If Tiger Woods weren't Tiger Woods, if his image hadn't been tarnished by a drunken-driving arrest and his back injured so badly that he could barely walk a few years ago, his victory in the 2019 Masters tournament wouldn't have been the same.

Not as inspiring for fans, who were thrilled to see the 43-year-old walk away with his fifth green jacket after recovering from four surgeries on his knee and an equal number on his back.

And not as lucrative for Nike, the sports-apparel giant that stuck with Woods through a decade of lows to reap millions in free advertising as TV reporters followed the champion's trek toward a comeback.

"It's all about the camera shots," said Eric Smallwood, president of advertising consultant Apex Marketing, who estimated that visuals of Woods' Nike-branded hat, shirt, pants, and shoes were worth $22.5 million to the Beaverton, Ore.-based company. "They pretty much followed him around. Every time he swung a club, except four or five times, he was on camera."

Monster Energy drinks, whose logo adorns Woods' golf bag, garnered about $958,333 worth of air time, according to Apex. Bridgestone, which makes his golf balls, netted about $134,167.

"If anyone else had won, we wouldn't be hearing this story the way we're going to be hearing this story — for a very long time," Eric Yaverbaum, who runs New York-based Ericho Communications and has spent 35 years in marketing and public relations, told the Washington Examiner. "The thing about redemption arcs is people love them. They're dramatic, they're cinematic, they give us someone to root for."

With long experience in employing headline-making athletes as representatives, Nike was ready to seize the moment. It posted an ad built around the victory the same day, urging viewers to chase "crazy dreams" and noting that Woods had moved another step closer to his lifetime goal of topping the 18 major wins picked up by Jack Nicklaus.

"It's crazy to think a 43-year-old who has experienced every high and every low and has just won his 15th major is chasing the same dream as a 3-year-old," the company says in the spot, which includes black-and-white footage of Woods as a child jumping up and down after sinking a putt.

[Related: Trump giving Tiger Woods the Presidential Medal of Freedom for comeback in sports and life]

Nike, which signed an endorsement contract with Woods in 1996, has also generated controversy with such arrangement at times.

A 2013 campaign with the golfer, who was then rebounding after a 2010 divorce from Swedish model Elina Nordegren and intense media coverage of extramarital affairs, used the slogan, "Winning takes care of everything."

Last year, when the French Open banned catsuits like the Nike garment that tennis star Serena Williams wore in May, the company responded with a Twitter post.

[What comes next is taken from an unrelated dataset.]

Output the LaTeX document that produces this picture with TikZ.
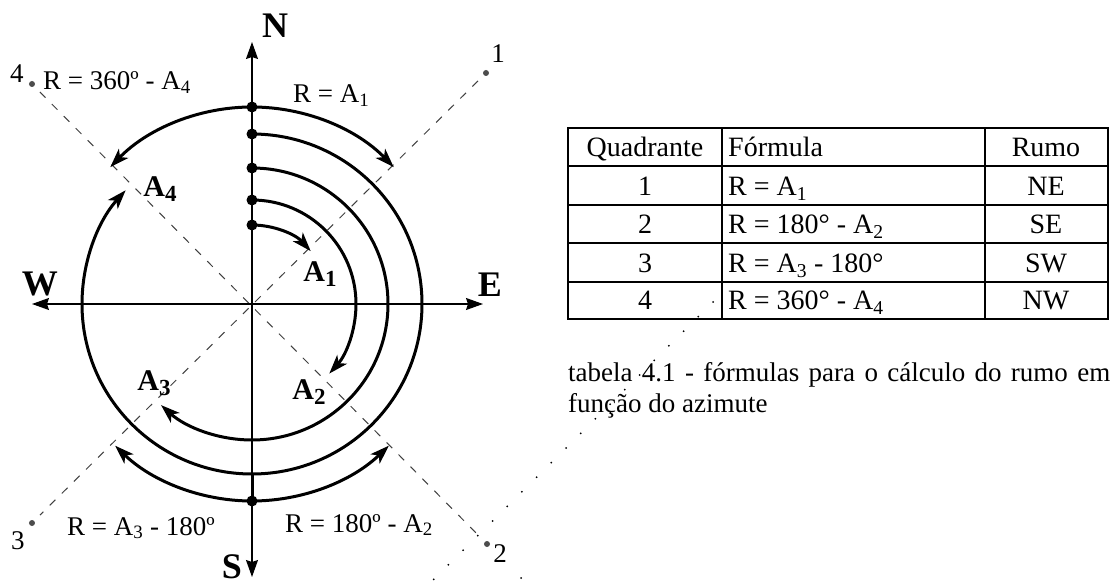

"You can take the superhero out of her costume, but you can never take away her superpowers," Nike said, a reference to Williams' statement that wearing the suit made her feel like a superhero.

President Trump, who has condemned another of Nike's representatives, Colin Kaepernick, the former NFL quarterback who made headlines by kneeling during the national anthem to protest police brutality, had nothing but praise for Woods, promising to present him with the Presidential Medal of Freedom.

Should Woods be a Masters contender again in 2020, his sponsors stand to reap an even bigger windfall, said Yaverbaum, who routinely advises clients to "show up where the story is already happening."

Woods is "a legend," he said, and if his 2019 win represents a return to form, "you can expect that there will be an ongoing narrative."

In the immediate aftermath of Woods' victory, the realization hadn't quite sunk in, the golfer told reporters during a news conference at the Augusta National, the Georgia course where the Masters is played.

"I had serious doubts after what transpired a couple of years ago," he said. "I could barely walk. I couldn’t sit. Couldn’t lay down. Couldn't do much of anything. Luckily, I had the procedure on my back, which gave me a chance at having a normal life. Then, all of a sudden, I realized I could swing a golf club again."